*PROBLEM DESCRIPTION*
Word for word, extract the first line of the records below and each line after it, up to and including the line with "ax.axhline(v, color=grid_color, lw=0.9, zorder=1)". Pictures are left out.

Plotting code records:
* begin *

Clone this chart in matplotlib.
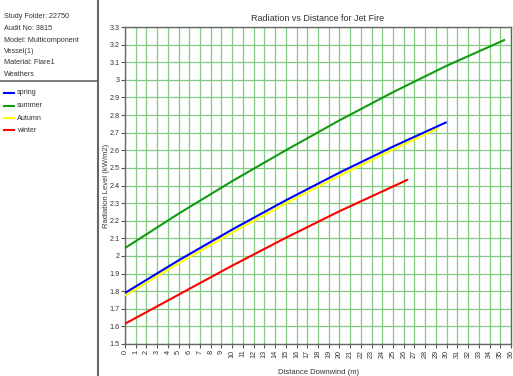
import matplotlib
matplotlib.use("Agg")
import matplotlib.pyplot as plt
from matplotlib.lines import Line2D
from matplotlib import font_manager

# Series data: distance downwind (m) and radiation level (kW/m2)
spring_x = [0, 5, 10, 15, 20, 25, 30]
spring_y = [1.79, 1.975, 2.150, 2.316, 2.473, 2.621, 2.76]

summer_x = [0, 5, 10, 15, 20, 25, 30, 35.45]
summer_y = [2.045, 2.24, 2.425, 2.60, 2.77, 2.93, 3.08, 3.228]

autumn_x = [0, 5, 10, 15, 20, 25, 29.2]
autumn_y = [1.775, 1.958, 2.133, 2.299, 2.456, 2.604, 2.726]

winter_x = [0, 5, 10, 15, 20, 26.4]
winter_y = [1.615, 1.78, 1.945, 2.103, 2.254, 2.434]

series_names = ["spring", "summer", "Autumn", "winter"]
series_colors = ["#0000ff", "#129a12", "#ffff00", "#ff0000"]

info_lines = ["Study Folder: 22750", "Audit No: 3815", "Model: Multicomponent",
              "Vessel(1)", "Material: Flare1", "Weathers"]

x_ticks = list(range(0, 37))
y_ticks = [round(1.5 + 0.1 * i, 1) for i in range(19)]
y_tick_labels = ["%g" % v for v in y_ticks]

available = {f.name for f in font_manager.fontManager.ttflist}
family = "Liberation Sans Narrow" if "Liberation Sans Narrow" in available else "Liberation Sans"
plt.rcParams["font.family"] = [family, "DejaVu Sans"]

W, H = 513, 376
fig = plt.figure(figsize=(W / 100, H / 100), dpi=100)
fig.patch.set_facecolor("white")

ax = fig.add_axes([125 / W, 1 - 344 / H, (511 - 125) / W, (344 - 27) / H])

grid_color = "#84c984"
for v in x_ticks:
    ax.axvline(v, color=grid_color, lw=0.9, zorder=1)
for v in y_ticks:
    ax.axhline(v, color=grid_color, lw=0.9, zorder=1)

data = [(spring_x, spring_y), (summer_x, summer_y), (autumn_x, autumn_y), (winter_x, winter_y)]
# draw so the blue line sits over the yellow one
order = [1, 3, 2, 0]
for i in order:
    xs, ys = data[i]
    ax.plot(xs, ys, color=series_colors[i], lw=1.5, zorder=3, solid_capstyle="butt")

ax.set_xlim(0, 36)
ax.set_ylim(1.5, 3.3)
ax.set_xticks(x_ticks)
ax.set_xticklabels([str(v) for v in x_ticks], rotation=90)
ax.set_yticks(y_ticks)
ax.set_yticklabels(y_tick_labels)
ax.tick_params(axis="both", labelsize=5.2, length=3, width=0.8, color="#555555",
               labelcolor="#333333", pad=1)
for s in ax.spines.values():
    s.set_color("#666666")
    s.set_linewidth(1.0)

ax.set_title("Radiation vs Distance for Jet Fire", fontsize=6.5, color="#333333", pad=4)
ax.set_xlabel("Distance Downwind (m)", fontsize=5.5, color="#333333")
ax.set_ylabel("Radiation Level (kW/m2)", fontsize=5.5, color="#333333")
ax.xaxis.set_label_coords(0.5, (344 - 369) / 317)
ax.yaxis.set_label_coords((110 - 125) / 386, 0.5)

# Left information / legend panel
fig.add_artist(Line2D([97.5 / W, 97.5 / W], [0, 1], transform=fig.transFigure,
                      color="#666666", lw=1.5))
fig.add_artist(Line2D([0, 97.5 / W], [1 - 81 / H, 1 - 81 / H], transform=fig.transFigure,
                      color="#666666", lw=1.2))

for k, txt in enumerate(info_lines):
    y = 17 + k * 11.5
    fig.text(4 / W, 1 - y / H, txt, fontsize=5.2, color="#333333", va="center", ha="left")

for k, name in enumerate(series_names):
    y = 93 + k * 12.5
    fig.add_artist(Line2D([4 / W, 14 / W], [1 - y / H, 1 - y / H], transform=fig.transFigure,
                          color=series_colors[k], lw=1.5))
    fig.text(17 / W, 1 - y / H, name, fontsize=5.2, color="#333333", va="center", ha="left")

fig.savefig("out.png", dpi=100)
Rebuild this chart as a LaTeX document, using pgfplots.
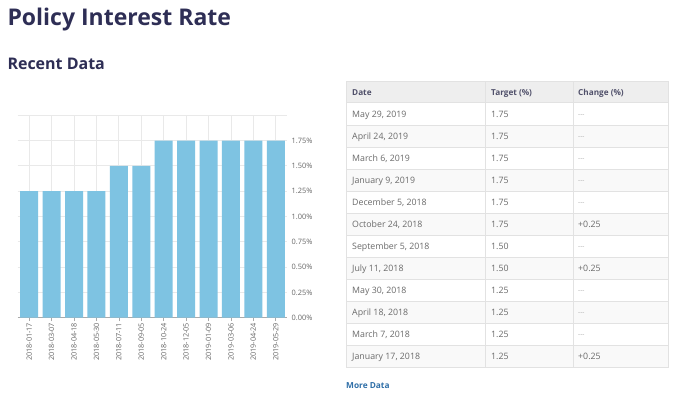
\documentclass[border=0pt]{standalone}
\usepackage{fontspec}
\setmainfont{Open Sans}
\usepackage{pgfplots}
\pgfplotsset{compat=1.18}
\definecolor{barblue}{HTML}{7EC3E2}
\definecolor{navy}{HTML}{2E2E55}
\definecolor{gridc}{HTML}{E9E9E9}
\definecolor{tickc}{HTML}{666666}
\definecolor{axc}{HTML}{AAAAAA}
\definecolor{hdr}{HTML}{EEEEEE}
\definecolor{alt}{HTML}{F9F9F9}
\definecolor{brd}{HTML}{E2E2E2}
\definecolor{txt}{HTML}{6A6A6A}
\definecolor{hdrtxt}{HTML}{50506A}
\definecolor{dash}{HTML}{AAAAAA}
\definecolor{link}{HTML}{2F6FA8}
\begin{document}
\begin{tikzpicture}[x=1pt,y=1pt]
\fill[white] (0,0) rectangle (680,396);
% titles
\node[anchor=base west, inner sep=0, text=navy, font=\fontsize{23}{28}\selectfont\bfseries] at (7.3,370) {Policy Interest Rate};
\node[anchor=base west, inner sep=0, text=navy, font=\fontsize{16}{19}\selectfont\bfseries] at (7.3,326) {Recent Data};
% chart
\begin{axis}[at={(18pt,78.3pt)}, anchor=south west, scale only axis,
  width=269pt, height=202.4pt,
  xmin=-0.5, xmax=11.5, ymin=0, ymax=2,
  ybar, bar width=18pt,
  separate axis lines,
  axis x line*=bottom, axis y line*=right,
  x axis line style={draw=axc, line width=0.8pt, -},
  y axis line style={draw=none},
  xtick={0,...,11},
  xticklabels={2018-01-17,2018-03-07,2018-04-18,2018-05-30,2018-07-11,2018-09-05,2018-10-24,2018-12-05,2019-01-09,2019-03-06,2019-04-24,2019-05-29},
  x tick label style={rotate=90, anchor=east, font=\fontsize{7.3}{8}\selectfont, text=tickc, inner sep=1.5pt},
  ytick={0,0.25,0.5,0.75,1,1.25,1.5,1.75,2},
  yticklabels={0.00\%,0.25\%,0.50\%,0.75\%,1.00\%,1.25\%,1.50\%,1.75\%,{}},
  y tick label style={anchor=west, font=\fontsize{7.4}{8}\selectfont, text=tickc, inner sep=0pt, xshift=1pt},
  xmajorgrids, ymajorgrids,
  major grid style={draw=gridc, line width=0.8pt},
  tick align=outside,
  major tick length=3.5pt,
  xtick style={draw=axc, line width=0.6pt},
  ytick style={draw=none},
  clip=false,
]
\addplot[fill=barblue, draw=none] coordinates {
(0,1.25) (1,1.25) (2,1.25) (3,1.25) (4,1.50) (5,1.50)
(6,1.75) (7,1.75) (8,1.75) (9,1.75) (10,1.75) (11,1.75)};
\end{axis}
% table
\def\rh{22.06}
\fill[hdr] (346,293) rectangle (668.3,314.3);
\foreach \i in {1,3,5,7,9,11}{
  \fill[alt] (346,{293-\i*\rh}) rectangle (668.3,{293-(\i+1)*\rh});
}
\foreach \i in {0,...,12}{
  \draw[brd, line width=1pt] (346,{293-\i*\rh}) -- (668.3,{293-\i*\rh});
}
\draw[brd, line width=1pt] (346,314.3) rectangle (668.3,28.3);
\draw[brd, line width=1.2pt] (485.7,314.3) -- (485.7,28.3);
\draw[brd, line width=1.2pt] (573.3,314.3) -- (573.3,28.3);
\begin{scope}[every node/.style={anchor=base west, inner sep=0, font=\fontsize{8.2}{9}\selectfont\bfseries, text=hdrtxt}]
\node at (352,300.7) {Date};
\node at (491,300.7) {Target (\%)};
\node at (578,300.7) {Change (\%)};
\end{scope}
\begin{scope}[every node/.style={anchor=base west, inner sep=0, font=\fontsize{8.8}{10}\selectfont, text=txt}]
\foreach \d/\t/\c [count=\i from 0] in {
  {May 29, 2019}/1.75/0,
  {April 24, 2019}/1.75/0,
  {March 6, 2019}/1.75/0,
  {January 9, 2019}/1.75/0,
  {December 5, 2018}/1.75/0,
  {October 24, 2018}/1.75/1,
  {September 5, 2018}/1.50/0,
  {July 11, 2018}/1.50/1,
  {May 30, 2018}/1.25/0,
  {April 18, 2018}/1.25/0,
  {March 7, 2018}/1.25/0,
  {January 17, 2018}/1.25/1}{
  \node at (352,{293-(\i+0.5)*\rh-3.1}) {\d};
  \node at (491,{293-(\i+0.5)*\rh-3.1}) {\t};
  \ifnum\c=1
    \node at (578,{293-(\i+0.5)*\rh-3.1}) {+0.25};
  \else
    \node[text=dash, font=\fontsize{6.5}{7}\selectfont] at (578,{293-(\i+0.5)*\rh-2.2}) {-{}-{}-};
  \fi
}
\end{scope}
\node[anchor=base west, inner sep=0, text=link, font=\fontsize{8.3}{9}\selectfont\bfseries] at (346,7.6) {More Data};
\end{tikzpicture}
\end{document}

* end *

*FINAL RESULT*
Clone this chart in matplotlib.
import matplotlib
matplotlib.use("Agg")
import matplotlib.pyplot as plt
from matplotlib.lines import Line2D
from matplotlib import font_manager

# Series data: distance downwind (m) and radiation level (kW/m2)
spring_x = [0, 5, 10, 15, 20, 25, 30]
spring_y = [1.79, 1.975, 2.150, 2.316, 2.473, 2.621, 2.76]

summer_x = [0, 5, 10, 15, 20, 25, 30, 35.45]
summer_y = [2.045, 2.24, 2.425, 2.60, 2.77, 2.93, 3.08, 3.228]

autumn_x = [0, 5, 10, 15, 20, 25, 29.2]
autumn_y = [1.775, 1.958, 2.133, 2.299, 2.456, 2.604, 2.726]

winter_x = [0, 5, 10, 15, 20, 26.4]
winter_y = [1.615, 1.78, 1.945, 2.103, 2.254, 2.434]

series_names = ["spring", "summer", "Autumn", "winter"]
series_colors = ["#0000ff", "#129a12", "#ffff00", "#ff0000"]

info_lines = ["Study Folder: 22750", "Audit No: 3815", "Model: Multicomponent",
              "Vessel(1)", "Material: Flare1", "Weathers"]

x_ticks = list(range(0, 37))
y_ticks = [round(1.5 + 0.1 * i, 1) for i in range(19)]
y_tick_labels = ["%g" % v for v in y_ticks]

available = {f.name for f in font_manager.fontManager.ttflist}
family = "Liberation Sans Narrow" if "Liberation Sans Narrow" in available else "Liberation Sans"
plt.rcParams["font.family"] = [family, "DejaVu Sans"]

W, H = 513, 376
fig = plt.figure(figsize=(W / 100, H / 100), dpi=100)
fig.patch.set_facecolor("white")

ax = fig.add_axes([125 / W, 1 - 344 / H, (511 - 125) / W, (344 - 27) / H])

grid_color = "#84c984"
for v in x_ticks:
    ax.axvline(v, color=grid_color, lw=0.9, zorder=1)
for v in y_ticks:
    ax.axhline(v, color=grid_color, lw=0.9, zorder=1)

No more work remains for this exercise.